The Florida Tri-County area, comprising Miami-Dade, Broward and Palm Beach counties, is the most likely area to see an insured hurricane event of more than $100 billion, the report said.
Since 1960, the only storm to have made landfall in this region that would cost more than $100 billion today is Hurricane Andrew.
In contrast, between 1926 and 1950, six major hurricanes made landfall in this region, all of which were Category 4 or 5 storms.
The Great Miami Hurricane of 1926, if occurred today, would impact more than $5 trillion in total property value and exceed $200 billion of insured loss despite the improvement of building codes and construction practices.
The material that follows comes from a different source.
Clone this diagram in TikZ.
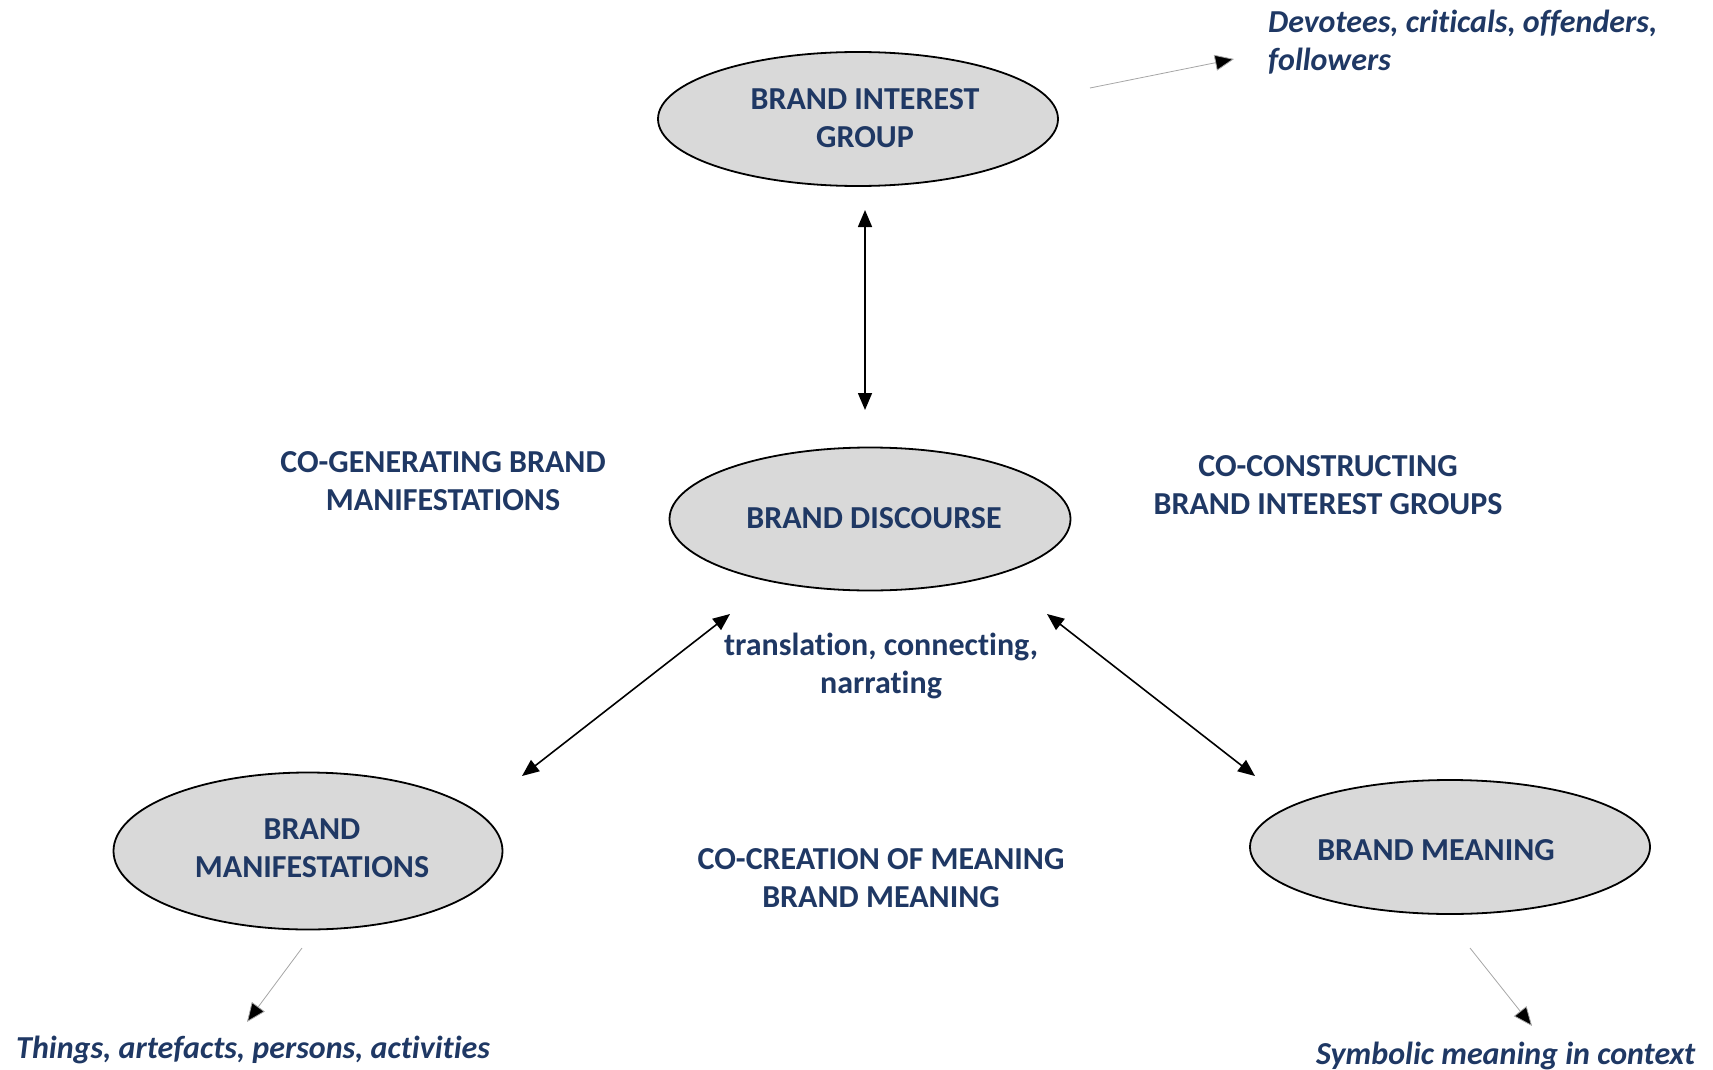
\documentclass[tikz,border=0pt]{standalone}
\usepackage{fontspec}
\setmainfont[Ligatures=NoCommon]{Carlito}
\usetikzlibrary{shapes.geometric,arrows.meta}
\definecolor{navy}{RGB}{31,56,100}
\definecolor{bubble}{RGB}{217,217,217}
\begin{document}
\begin{tikzpicture}[x=1pt,y=-1pt,
  txt/.style={text=navy,font=\fontsize{32}{38}\selectfont\bfseries,align=center,inner sep=0pt},
  note/.style={text=navy,font=\fontsize{32}{38}\selectfont\bfseries\itshape,inner sep=0pt},
  bubblenode/.style={ellipse,draw=black,line width=1.8pt,fill=bubble,inner sep=0pt},
  link/.style={line width=1.6pt,{Triangle[length=17pt,width=14pt]}-{Triangle[length=17pt,width=14pt]}},
  hint/.style={draw=gray!70,line width=0.8pt,-{Triangle[length=19pt,width=16pt,fill=black]}}]
\useasboundingbox (0,0) rectangle (1713,1070);

% ellipses
\node[bubblenode,minimum width=400pt,minimum height=134pt] (big) at (858,119) {};
\node[bubblenode,minimum width=401pt,minimum height=143pt] (disc) at (870,519) {};
\node[bubblenode,minimum width=389pt,minimum height=157pt] (man) at (308,851) {};
\node[bubblenode,minimum width=400pt,minimum height=134pt] (mean) at (1450,847) {};

% ellipse texts
\node[txt] (bigt) at (865,118) {BRAND INTEREST\\GROUP};
\node[txt] (disct) at (874,518) {BRAND DISCOURSE};
\node[txt] (mant) at (312,848) {BRAND\\MANIFESTATIONS};
\node[txt] (meant) at (1436,850) {BRAND MEANING};

% free texts
\node[txt] (cogen) at (443,481) {CO-GENERATING BRAND\\MANIFESTATIONS};
\node[txt] (cocon) at (1328,485) {CO-CONSTRUCTING\\BRAND INTEREST GROUPS};
\node[txt] (trans) at (881,666) {translation, connecting,\\narrating};
\node[txt] (cocre) at (881,878) {CO-CREATION OF MEANING\\BRAND MEANING};

% notes
\node[note,anchor=west,align=left] (devo) at (1268,42) {Devotees, criticals, offenders,\\followers};
\node[note,anchor=west] (things) at (16,1050) {Things, artefacts, persons, activities};
\node[note,anchor=west] (symb) at (1316,1056) {Symbolic meaning in context};

% connector end points
\coordinate (v1) at (865,210);
\coordinate (v2) at (865,410);
\coordinate (l1) at (730,614);
\coordinate (l2) at (522,776);
\coordinate (r1) at (1047,614);
\coordinate (r2) at (1255,776);
\coordinate (h1) at (1090,88);
\coordinate (h2) at (1234,59);
\coordinate (p1) at (302,948);
\coordinate (p2) at (247,1022);
\coordinate (q1) at (1470,948);
\coordinate (q2) at (1532,1026);

% connectors
\draw[link] (v1) -- (v2);
\draw[link] (l1) -- (l2);
\draw[link] (r1) -- (r2);
\draw[hint] (h1) -- (h2);
\draw[hint] (p1) -- (p2);
\draw[hint] (q1) -- (q2);
\end{tikzpicture}
\end{document}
"Annual hurricane losses tend to be dominated by one major storm," the Boston-based firm said. "When viewed with current exposure, only the 2005 season – with five landfalling hurricanes – includes multiple landfalling hurricanes aggregating to more than $100 billion in losses."
"The US has been lucky over the past 25 years – there have been 16 landfalling major hurricanes but none of these storms made landfall directly within a major metropolitan area such as Miami or Houston. The Northeast US has not experienced a major hurricane for decades," the white paper added.